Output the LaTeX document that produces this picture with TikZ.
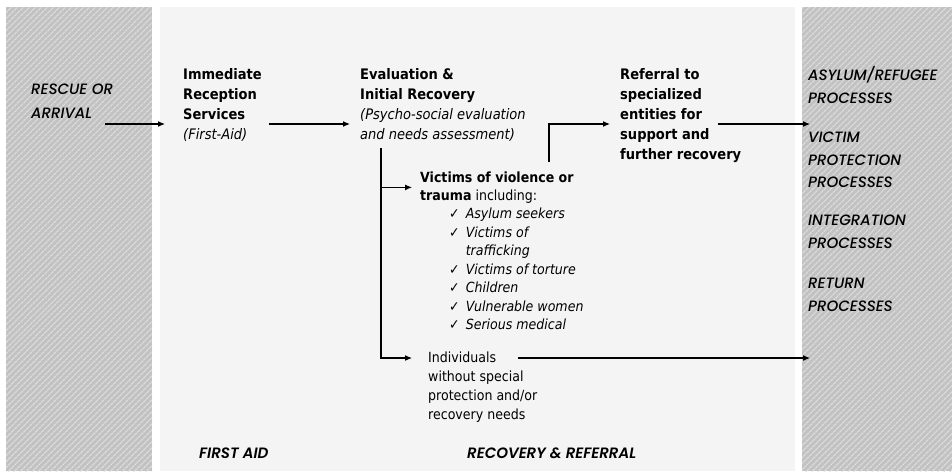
\documentclass[tikz,border=0pt]{standalone}
\usepackage{fontspec}
\setmainfont{DejaVu Sans Condensed}
\newfontfamily\capsfont{Poppins}[UprightFont={* Medium}, ItalicFont={* Medium Italic},
  BoldFont={* SemiBold}, BoldItalicFont={* SemiBold Italic}]
\definecolor{panelgray}{RGB}{244,244,244}
\definecolor{hatchgray}{RGB}{194,194,194}
\definecolor{hatchline}{RGB}{220,220,220}
\usetikzlibrary{arrows.meta, patterns.meta}

\begin{document}
\begin{tikzpicture}[x=1pt, y=-1pt,
  txt/.style={inner sep=0pt, align=left, anchor=base west,
    font=\fontsize{14.5}{20}\selectfont},
  small/.style={txt, font=\fontsize{14}{18.5}\selectfont},
  caps/.style={inner sep=0pt, align=left, anchor=base west,
    font=\capsfont\itshape\fontsize{15}{22.5}\selectfont},
  hatch/.style={pattern={Lines[angle=45, distance=4pt, line width=1.3pt]},
    pattern color=hatchline},
  arw/.style={-{Latex[length=7pt, width=6pt]}, line width=1.1pt},
]
\useasboundingbox (0,0) rectangle (952,471);

% Panels
\fill[hatchgray] (6,7) rectangle (152,471);
\fill[hatch] (6,7) rectangle (152,471);
\fill[panelgray] (160,7) rectangle (795,471);
\fill[hatchgray] (802,7) rectangle (952,471);
\fill[hatch] (802,7) rectangle (952,471);

% Stages (base = last line)
\node[caps, font=\capsfont\itshape\fontsize{15}{24}\selectfont] (rescue) at (31,118) {RESCUE OR\\ARRIVAL};
\node[txt] (immed) at (183,139.5) {\textbf{Immediate}\\\textbf{Reception}\\\textbf{Services}\\\textit{(First-Aid)}};
\node[txt] (eval) at (360,139.5) {\textbf{Evaluation \&}\\\textbf{Initial Recovery}\\\textit{(Psycho-social evaluation}\\\textit{and needs assessment)}};
\node[txt] (referral) at (620,159.5) {\textbf{Referral to}\\\textbf{specialized}\\\textbf{entities for}\\\textbf{support and}\\\textbf{further recovery}};

% Groups
\node[small] (victims) at (420,200.5) {\textbf{Victims of violence or}\\\textbf{trauma} including:};
\node[small] (checks) at (449,218.5) {%
  \begin{tabular}[t]{@{}l@{\hspace{6pt}}l@{}}
  ✓ & \textit{Asylum seekers}\\
  ✓ & \textit{Victims of}\\
    & \textit{trafficking}\\
  ✓ & \textit{Victims of torture}\\
  ✓ & \textit{Children}\\
  ✓ & \textit{Vulnerable women}\\
  ✓ & \textit{Serious medical}
  \end{tabular}};
\node[small, font=\fontsize{14}{19}\selectfont] (indiv) at (428,419) {Individuals\\without special\\protection and/or\\recovery needs};

% Outcomes
\node[caps] (procs) at (808,311) {ASYLUM/REFUGEE\\PROCESSES\\[17pt]VICTIM\\PROTECTION\\PROCESSES\\[15.5pt]INTEGRATION\\PROCESSES\\[18pt]RETURN\\PROCESSES};

% Phase labels
\node[caps, font=\capsfont\itshape\bfseries\fontsize{15}{20}\selectfont] (firstaid) at (199,458) {FIRST AID};
\node[caps, font=\capsfont\itshape\bfseries\fontsize{15}{20}\selectfont] (recref) at (467,458) {RECOVERY \& REFERRAL};

% Connectors
\coordinate (inA) at (105,124);
\coordinate (split) at (381,148);
\coordinate (up) at (549,162);
\coordinate (refout) at (718,124);
\coordinate (indout) at (518,358);
\draw[arw] (inA) -- ([xshift=-18pt]immed.west |- inA);
\draw[arw] ([xshift=7pt]immed.east |- inA) -- ([xshift=-10pt]eval.west |- inA);
\draw[arw] (split) |- ([xshift=-8pt]victims.west);
\draw[arw] (split) |- ([xshift=-16pt]indiv.west |- indout);
\draw[arw] (up) |- ([xshift=-10pt]referral.west |- inA);
\draw[arw] (refout) -- ([xshift=2pt]procs.west |- refout);
\draw[arw] (indout) -- ([xshift=2pt]procs.west |- indout);
\end{tikzpicture}
\end{document}
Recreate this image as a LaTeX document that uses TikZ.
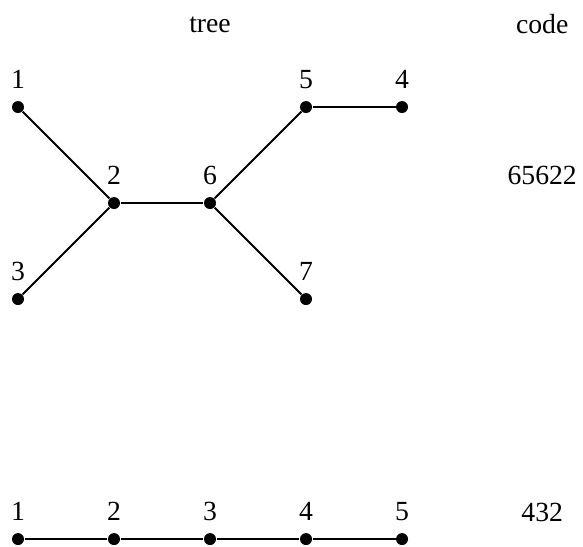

= = =

● Exercise description
Repeat each entry exactly as given; no pictures belong in the copy.

● Response to this task
Output the LaTeX document that produces this picture with TikZ.
\documentclass[tikz,border=0pt]{standalone}
\usepackage{fontspec}
\setmainfont{DejaVu Sans Condensed}
\newfontfamily\capsfont{Poppins}[UprightFont={* Medium}, ItalicFont={* Medium Italic},
  BoldFont={* SemiBold}, BoldItalicFont={* SemiBold Italic}]
\definecolor{panelgray}{RGB}{244,244,244}
\definecolor{hatchgray}{RGB}{194,194,194}
\definecolor{hatchline}{RGB}{220,220,220}
\usetikzlibrary{arrows.meta, patterns.meta}

\begin{document}
\begin{tikzpicture}[x=1pt, y=-1pt,
  txt/.style={inner sep=0pt, align=left, anchor=base west,
    font=\fontsize{14.5}{20}\selectfont},
  small/.style={txt, font=\fontsize{14}{18.5}\selectfont},
  caps/.style={inner sep=0pt, align=left, anchor=base west,
    font=\capsfont\itshape\fontsize{15}{22.5}\selectfont},
  hatch/.style={pattern={Lines[angle=45, distance=4pt, line width=1.3pt]},
    pattern color=hatchline},
  arw/.style={-{Latex[length=7pt, width=6pt]}, line width=1.1pt},
]
\useasboundingbox (0,0) rectangle (952,471);

% Panels
\fill[hatchgray] (6,7) rectangle (152,471);
\fill[hatch] (6,7) rectangle (152,471);
\fill[panelgray] (160,7) rectangle (795,471);
\fill[hatchgray] (802,7) rectangle (952,471);
\fill[hatch] (802,7) rectangle (952,471);

% Stages (base = last line)
\node[caps, font=\capsfont\itshape\fontsize{15}{24}\selectfont] (rescue) at (31,118) {RESCUE OR\\ARRIVAL};
\node[txt] (immed) at (183,139.5) {\textbf{Immediate}\\\textbf{Reception}\\\textbf{Services}\\\textit{(First-Aid)}};
\node[txt] (eval) at (360,139.5) {\textbf{Evaluation \&}\\\textbf{Initial Recovery}\\\textit{(Psycho-social evaluation}\\\textit{and needs assessment)}};
\node[txt] (referral) at (620,159.5) {\textbf{Referral to}\\\textbf{specialized}\\\textbf{entities for}\\\textbf{support and}\\\textbf{further recovery}};

% Groups
\node[small] (victims) at (420,200.5) {\textbf{Victims of violence or}\\\textbf{trauma} including:};
\node[small] (checks) at (449,218.5) {%
  \begin{tabular}[t]{@{}l@{\hspace{6pt}}l@{}}
  ✓ & \textit{Asylum seekers}\\
  ✓ & \textit{Victims of}\\
    & \textit{trafficking}\\
  ✓ & \textit{Victims of torture}\\
  ✓ & \textit{Children}\\
  ✓ & \textit{Vulnerable women}\\
  ✓ & \textit{Serious medical}
  \end{tabular}};
\node[small, font=\fontsize{14}{19}\selectfont] (indiv) at (428,419) {Individuals\\without special\\protection and/or\\recovery needs};

% Outcomes
\node[caps] (procs) at (808,311) {ASYLUM/REFUGEE\\PROCESSES\\[17pt]VICTIM\\PROTECTION\\PROCESSES\\[15.5pt]INTEGRATION\\PROCESSES\\[18pt]RETURN\\PROCESSES};

% Phase labels
\node[caps, font=\capsfont\itshape\bfseries\fontsize{15}{20}\selectfont] (firstaid) at (199,458) {FIRST AID};
\node[caps, font=\capsfont\itshape\bfseries\fontsize{15}{20}\selectfont] (recref) at (467,458) {RECOVERY \& REFERRAL};

% Connectors
\coordinate (inA) at (105,124);
\coordinate (split) at (381,148);
\coordinate (up) at (549,162);
\coordinate (refout) at (718,124);
\coordinate (indout) at (518,358);
\draw[arw] (inA) -- ([xshift=-18pt]immed.west |- inA);
\draw[arw] ([xshift=7pt]immed.east |- inA) -- ([xshift=-10pt]eval.west |- inA);
\draw[arw] (split) |- ([xshift=-8pt]victims.west);
\draw[arw] (split) |- ([xshift=-16pt]indiv.west |- indout);
\draw[arw] (up) |- ([xshift=-10pt]referral.west |- inA);
\draw[arw] (refout) -- ([xshift=2pt]procs.west |- refout);
\draw[arw] (indout) -- ([xshift=2pt]procs.west |- indout);
\end{tikzpicture}
\end{document}
Recreate this image as a LaTeX document that uses TikZ.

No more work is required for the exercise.